§ Excerpted data
+++

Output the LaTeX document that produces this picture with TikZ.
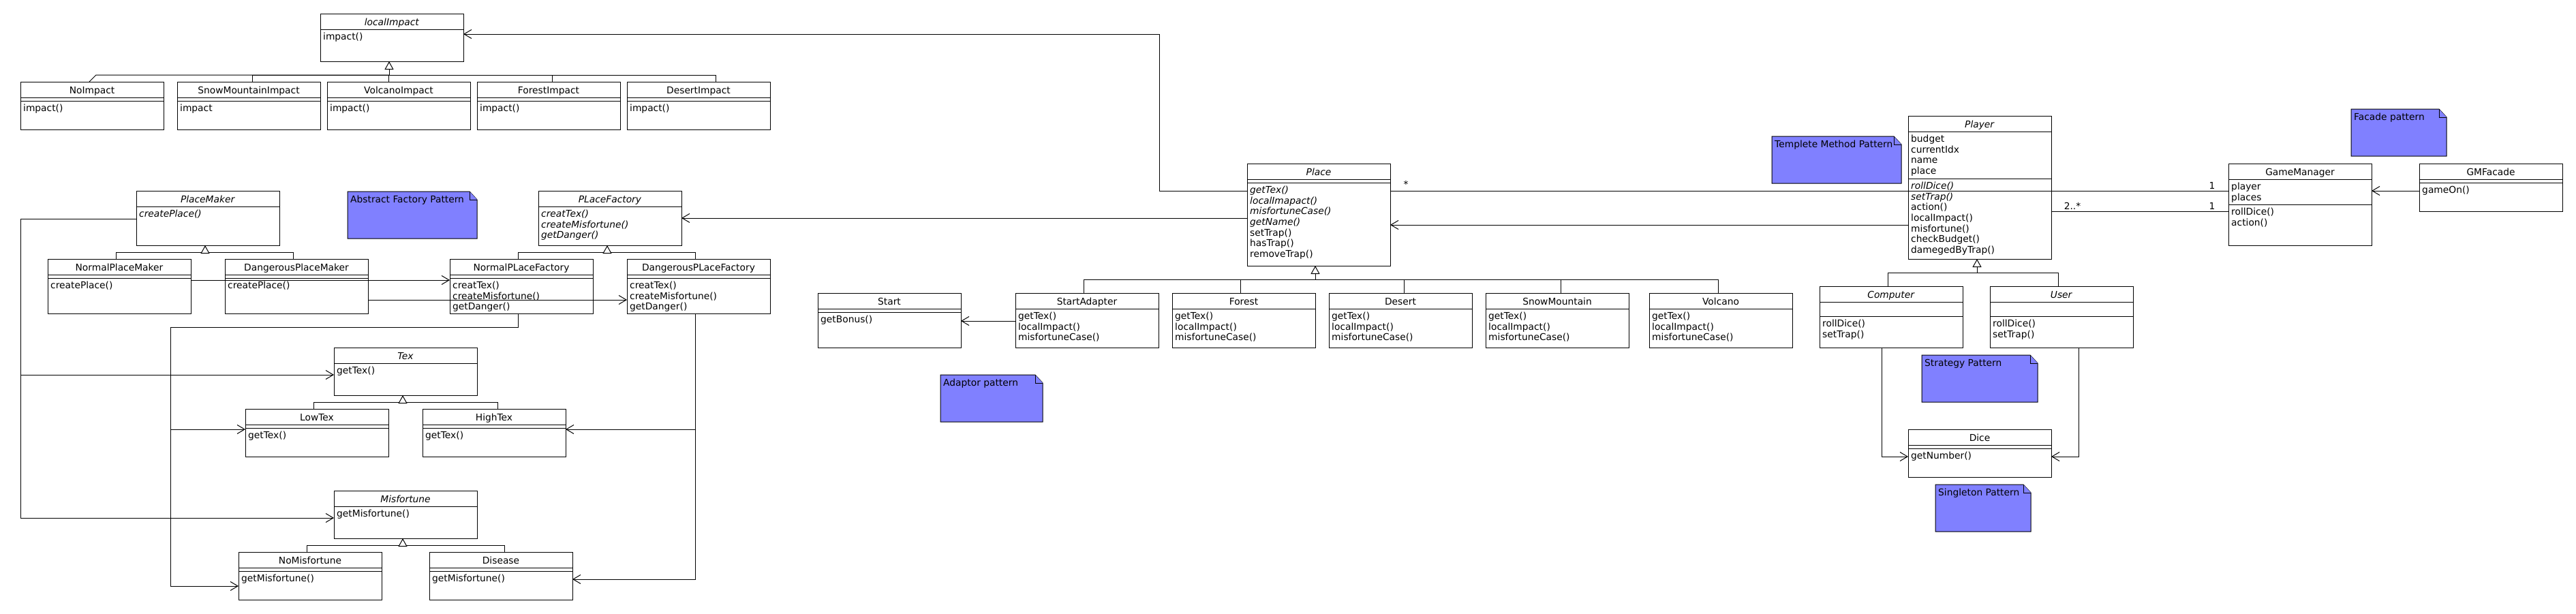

+++

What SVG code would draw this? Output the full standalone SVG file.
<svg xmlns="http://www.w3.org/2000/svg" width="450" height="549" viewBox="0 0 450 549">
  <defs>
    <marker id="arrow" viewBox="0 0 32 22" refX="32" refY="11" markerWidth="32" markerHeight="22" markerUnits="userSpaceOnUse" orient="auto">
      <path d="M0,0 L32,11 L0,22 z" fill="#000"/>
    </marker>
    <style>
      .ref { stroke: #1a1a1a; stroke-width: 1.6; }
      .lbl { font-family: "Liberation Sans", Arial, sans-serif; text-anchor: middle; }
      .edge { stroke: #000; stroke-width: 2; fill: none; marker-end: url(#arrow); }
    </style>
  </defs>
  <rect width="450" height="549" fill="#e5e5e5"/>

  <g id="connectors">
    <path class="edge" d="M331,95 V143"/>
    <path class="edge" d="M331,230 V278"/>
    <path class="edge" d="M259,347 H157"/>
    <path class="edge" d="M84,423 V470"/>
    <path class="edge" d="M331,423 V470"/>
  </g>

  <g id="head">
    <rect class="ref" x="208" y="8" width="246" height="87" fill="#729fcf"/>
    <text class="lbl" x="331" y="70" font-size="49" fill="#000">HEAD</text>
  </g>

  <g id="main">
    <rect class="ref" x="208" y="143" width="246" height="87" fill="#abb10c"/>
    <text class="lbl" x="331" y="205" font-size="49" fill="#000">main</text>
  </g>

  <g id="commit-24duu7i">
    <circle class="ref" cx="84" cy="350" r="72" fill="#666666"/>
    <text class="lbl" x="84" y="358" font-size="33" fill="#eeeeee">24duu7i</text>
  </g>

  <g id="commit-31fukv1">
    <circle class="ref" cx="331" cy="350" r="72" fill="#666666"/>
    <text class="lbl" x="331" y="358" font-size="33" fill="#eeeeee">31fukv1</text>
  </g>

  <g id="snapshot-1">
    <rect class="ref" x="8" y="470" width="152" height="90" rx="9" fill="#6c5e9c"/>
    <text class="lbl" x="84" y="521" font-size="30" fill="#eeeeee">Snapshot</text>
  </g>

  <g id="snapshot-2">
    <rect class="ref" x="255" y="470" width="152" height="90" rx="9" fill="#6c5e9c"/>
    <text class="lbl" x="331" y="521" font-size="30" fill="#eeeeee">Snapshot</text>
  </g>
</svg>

+++

§ Exercise aim
Among the records above, find each line holding the string "this" and pull it out.

§ Written response
Output the LaTeX document that produces this picture with TikZ.
What SVG code would draw this? Output the full standalone SVG file.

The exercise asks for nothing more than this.